We ran into Jean and husband David at the MCA National Show in Springfield, Illinois, in 2007 when this car was but a year old. Through the years, we’ve seen Jean and David many times on the MCA show circuit as they accumulated show points. For nearly a decade, Jean and David have been fiercely committed to keeping the car showroom new. They have become something of a familiar MCA institution and role models for others who are committed to the SN-95 breed.
Today, Jean and David inventory some six Mustangs in their stable, ranging from classic to late-model, including a 2012 Boss 302. They’re never without a Mustang to drive.
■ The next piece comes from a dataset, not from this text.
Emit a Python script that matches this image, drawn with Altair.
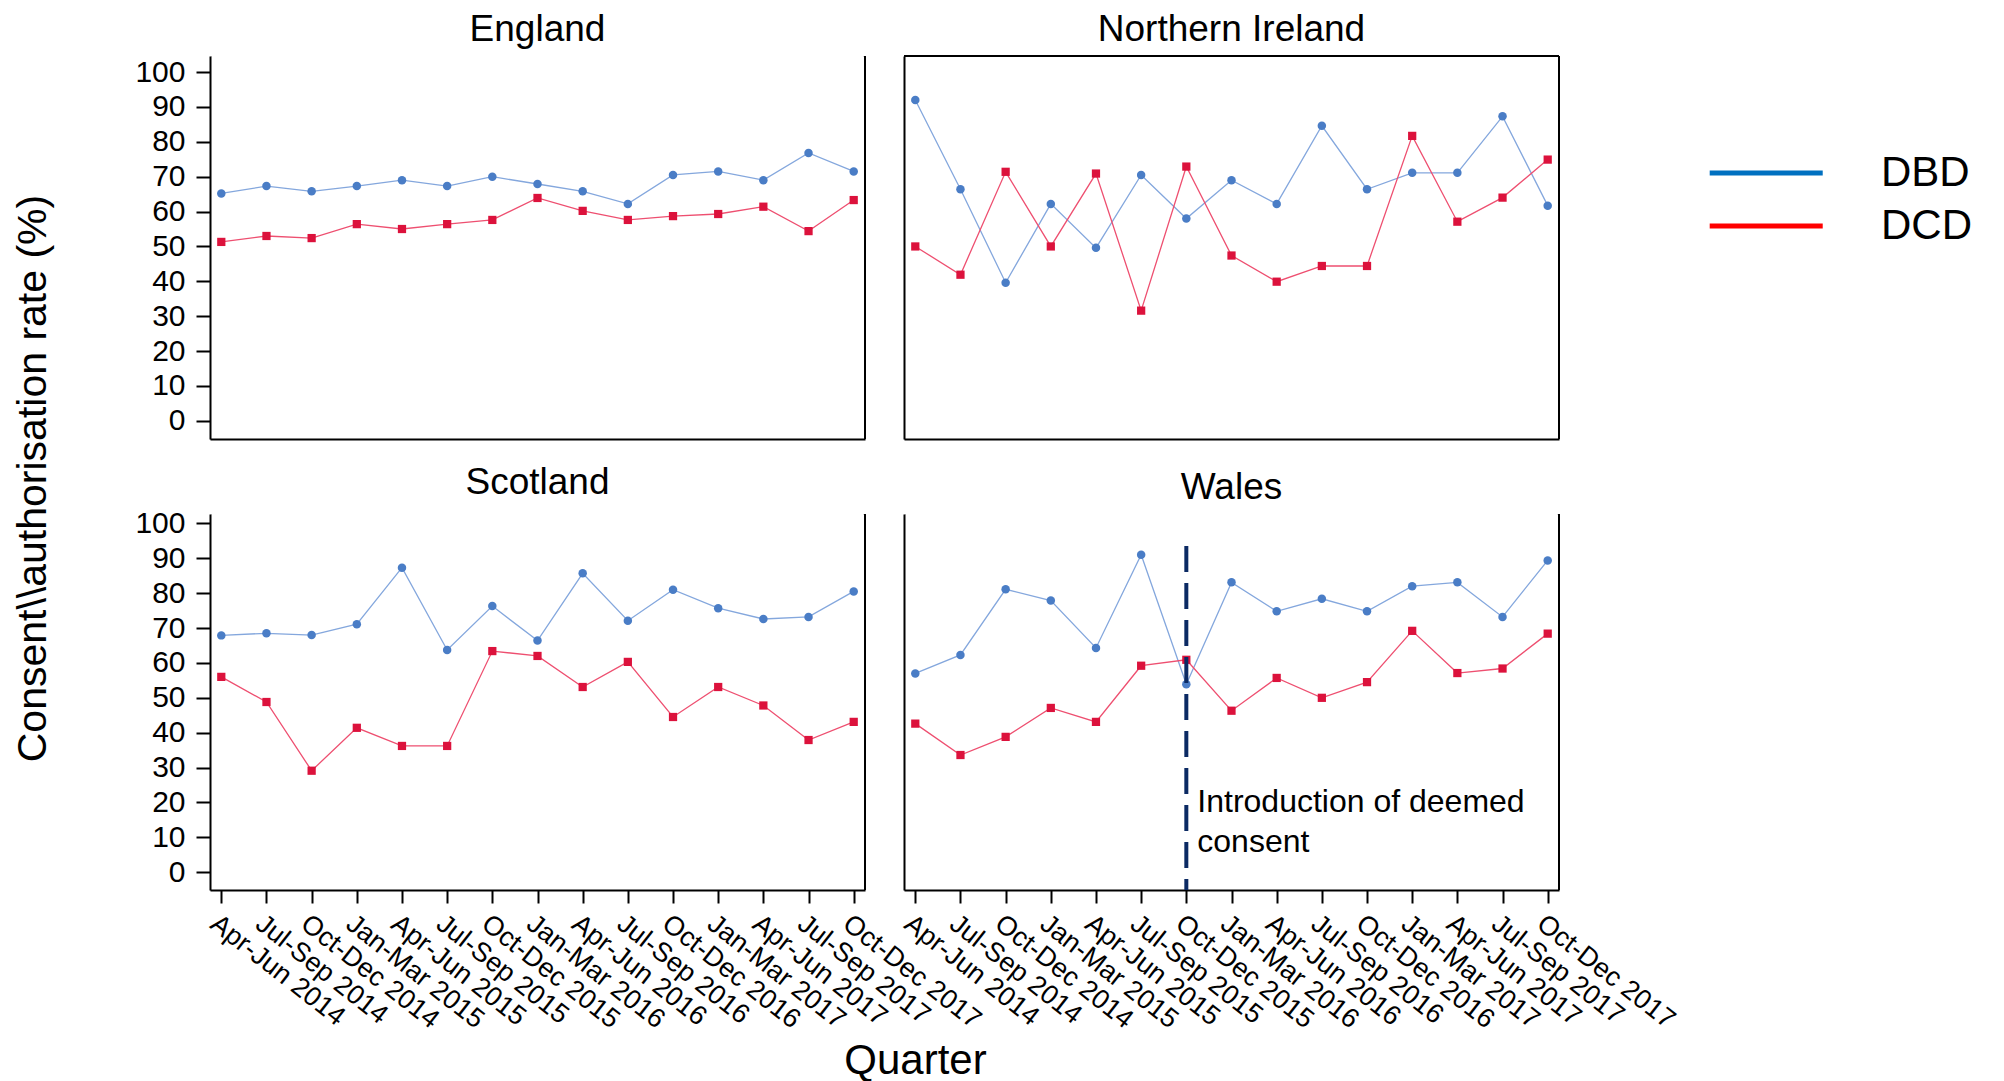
import altair as alt
import pandas as pd

quarters = ["Apr-Jun 2014", "Jul-Sep 2014", "Oct-Dec 2014", "Jan-Mar 2015", "Apr-Jun 2015",
            "Jul-Sep 2015", "Oct-Dec 2015", "Jan-Mar 2016", "Apr-Jun 2016", "Jul-Sep 2016",
            "Oct-Dec 2016", "Jan-Mar 2017", "Apr-Jun 2017", "Jul-Sep 2017", "Oct-Dec 2017"]
series_names = ["DBD", "DCD"]

england_dbd = [65.2, 67.3, 65.8, 67.3, 69.0, 67.3, 70.0, 67.9, 65.8, 62.2, 70.5, 71.5, 69.0, 76.8, 71.5]
england_dcd = [51.3, 53.0, 52.4, 56.4, 55.0, 56.4, 57.6, 63.9, 60.2, 57.6, 58.7, 59.3, 61.4, 54.4, 63.3]
ni_dbd = [92.0, 66.4, 39.6, 62.2, 49.6, 70.5, 58.0, 69.0, 62.2, 84.6, 66.4, 71.1, 71.1, 87.3, 61.7]
ni_dcd = [50.0, 41.9, 71.4, 50.0, 70.9, 31.6, 72.9, 47.4, 39.9, 44.4, 44.4, 81.7, 57.1, 64.0, 74.9]
scotland_dbd = [67.9, 68.5, 68.0, 71.1, 87.3, 63.7, 76.3, 66.4, 85.7, 72.1, 81.0, 75.7, 72.6, 73.2, 80.5]
scotland_dcd = [56.0, 48.8, 29.1, 41.4, 36.2, 36.2, 63.4, 62.0, 53.1, 60.3, 44.5, 53.1, 47.8, 37.9, 43.1]
wales_dbd = [57.0, 62.3, 81.1, 77.9, 64.3, 91.0, 53.9, 83.1, 74.8, 78.4, 74.8, 82.0, 83.1, 73.2, 89.4]
wales_dcd = [42.6, 33.6, 38.8, 47.1, 43.1, 59.2, 60.9, 46.3, 55.7, 50.0, 54.5, 69.2, 57.1, 58.4, 68.4]

annotation_quarter = "Oct-Dec 2015"
annotation_text = "Introduction of deemed\nconsent"
annotation_line_top = 93.5
annotation_text_y = 17.2

rows = []
for region, dbd, dcd in [("England", england_dbd, england_dcd),
                         ("Northern Ireland", ni_dbd, ni_dcd),
                         ("Scotland", scotland_dbd, scotland_dcd),
                         ("Wales", wales_dbd, wales_dcd)]:
    for q, v in zip(quarters, dbd):
        rows.append({"region": region, "quarter": q, "series": "DBD", "value": v})
    for q, v in zip(quarters, dcd):
        rows.append({"region": region, "quarter": q, "series": "DCD", "value": v})
df = pd.DataFrame(rows)

FONT = "Liberation Sans"
W = 655
H_TOP = 383
H_BOT = 376

line_colors = ["#84A7DD", "#EE4F70"]
marker_colors = ["#4A7DC6", "#DC123C"]
legend_colors = ["#0070C0", "#FF0000"]


def panel(region, row, col):
    H = H_TOP if row == 0 else H_BOT
    ydom = [-5.2, 104.6] if row == 0 else [-5.1, 102.7]
    if row == 0:
        x_axis = alt.Axis(labels=False, ticks=False, domain=True, title=None, grid=False,
                          domainColor="black", domainWidth=2)
    else:
        x_axis = alt.Axis(values=quarters, labels=True, ticks=True, domain=True, grid=False,
                          labelAngle=38, labelAlign="left", labelBaseline="top",
                          labelFontSize=27, labelFont=FONT, labelColor="black",
                          labelPadding=7, tickSize=13, tickWidth=2, tickColor="black",
                          domainColor="black", domainWidth=2, labelOverlap=False,
                          title="Quarter" if col == 0 else None,
                          titleX=705, titleY=170, titleFontSize=42, titleFont=FONT,
                          titleFontWeight="normal", titleColor="black",
                          titleBaseline="middle", titleAlign="center")
    if col == 0:
        y_axis = alt.Axis(values=list(range(0, 101, 10)), grid=False, domainColor="black",
                          domainWidth=2, tickSize=14, tickWidth=2, tickColor="black",
                          labelFontSize=30, labelFont=FONT, labelColor="black", labelPadding=11,
                          title="Consent\\\\authorisation rate (%)" if row == 0 else None,
                          titleX=-177, titleY=422, titleAngle=270, titleAlign="center",
                          titleBaseline="middle", titleFontSize=41, titleFont=FONT,
                          titleFontWeight="normal", titleColor="black")
    else:
        y_axis = alt.Axis(labels=False, ticks=False, grid=False, domain=True, title=None,
                          domainColor="black", domainWidth=2)

    xscale = alt.Scale(type="point", domain=quarters, padding=0.25)
    yscale = alt.Scale(domain=ydom, nice=False, zero=False)
    x = alt.X("quarter:O", sort=quarters, scale=xscale, axis=x_axis)
    y = alt.Y("value:Q", scale=yscale, axis=y_axis)

    base = alt.Chart(df).transform_filter(alt.datum.region == region)
    lines = base.mark_line(strokeWidth=1.3).encode(
        x=x, y=y,
        stroke=alt.Stroke("series:N", scale=alt.Scale(range=line_colors), legend=None))
    pts = base.mark_point(filled=True, opacity=1, strokeWidth=0).encode(
        x=x, y=y,
        fill=alt.Fill("series:N", scale=alt.Scale(range=marker_colors), legend=None),
        shape=alt.Shape("series:N", scale=alt.Scale(range=["circle", "square"]), legend=None),
        size=alt.Size("series:N", scale=alt.Scale(range=[72, 68]), legend=None))
    one = pd.DataFrame({"edge": [0]})
    edge = alt.Chart(one).mark_rule(color="black", strokeWidth=2).encode(
        x=alt.value(W), y=alt.value(0), y2=alt.value(H))
    layers = [lines, pts, edge]
    if region == "Northern Ireland":
        top = alt.Chart(one).mark_rule(color="black", strokeWidth=2).encode(
            x=alt.value(0), x2=alt.value(W), y=alt.value(0))
        layers.append(top)
        leg = base.mark_line(opacity=0).encode(
            x=x, y=y,
            color=alt.Color("series:N", scale=alt.Scale(domain=series_names, range=legend_colors),
                            legend=alt.Legend(title=None, orient="none", legendX=1490, legendY=96,
                                              symbolType="M-1,0H9", symbolSize=511,
                                              symbolStrokeWidth=5, symbolOpacity=1,
                                              symbolFillColor="transparent",
                                              labelFontSize=42, labelFont=FONT,
                                              labelColor="black", labelOffset=139,
                                              rowPadding=11)))
        layers.append(leg)
    else:
        # the panel has no top border: keep the top edge clean
        clean = alt.Chart(one).mark_rule(color="white", strokeWidth=3).encode(
            x=alt.value(2), x2=alt.value(W - 2), y=alt.value(0))
        layers.append(clean)
    if region == "Wales":
        ann = pd.DataFrame({"quarter": [annotation_quarter], "top": [annotation_line_top],
                            "ty": [annotation_text_y], "label": [annotation_text]})
        rule = alt.Chart(ann).mark_rule(color="#0B2A63", strokeWidth=4, strokeDash=[26, 11]).encode(
            x=alt.X("quarter:O", sort=quarters, scale=xscale, axis=x_axis),
            y=alt.Y("top:Q", scale=yscale, axis=y_axis),
            y2=alt.value(H))
        txt = alt.Chart(ann).mark_text(align="left", baseline="alphabetic", dx=11, fontSize=32,
                                       font=FONT, color="black", lineBreak="\n",
                                       lineHeight=40).encode(
            x=alt.X("quarter:O", sort=quarters, scale=xscale, axis=x_axis),
            y=alt.Y("ty:Q", scale=yscale, axis=y_axis),
            text="label:N")
        layers += [rule, txt]
    return alt.layer(*layers).properties(
        width=W, height=H,
        title=alt.TitleParams(text=region, fontSize=37, font=FONT, fontWeight="normal",
                              color="black", anchor="middle", offset=6))


chart = alt.concat(panel("England", 0, 0), panel("Northern Ireland", 0, 1),
                   panel("Scotland", 1, 0), panel("Wales", 1, 1),
                   columns=2, spacing={"row": 75, "column": 39}, bounds="flush"
                   ).properties(padding={"left": 3, "top": 2, "right": 5, "bottom": 5}
                   ).configure_view(stroke=None, strokeWidth=0
                   ).configure_axis(grid=False, gridOpacity=0
                   ).configure(font=FONT)

chart.save("out.html", embed_options={"renderer": "svg", "actions": False})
It may surprise you to know with all this late-model Mustang iron in the garage Jean also has a Vintage Burgundy 1966 Mustang. Today, Jean and David inventory some six Mustangs in their stable, ranging from classic to late-model, including a 2012 Boss 302. They’re never without a Mustang to drive.
During a recent conversation with David, we learned he and Jean continue to frequent the MCA show circuit in their quest for fresh memories and show points. With that, they’re often seen with this blazing Bright Tangerine Mustang GT. It hasn’t been so much the rewards they have experienced from excellent showmanship, but instead the friends they’ve made and what they’ve learned along the way.
The song “Tangerine” was first published in 1941 and employed in “The Fleet’s In,” a wartime movie starring William Holden, Dorothy Lamour, Eddie Bracken, Case Daily, and Betty Hutton. Victor L. Schertzinger wrote it with lyrics by Johnny Mercer. Ironically, Schertzinger died the year the song was written. As we understand it, band leader Jimmy Dorsey recorded this popular tune with vocalists Helen O’Connell and Bob Eberly, and put it on Decca Records. It was a smash hit on the charts for 15 weeks. “Tangerine” remains a popular nostalgic tune today and has been performed by untold hundreds of vocalists and instrumentalists since the 1940s.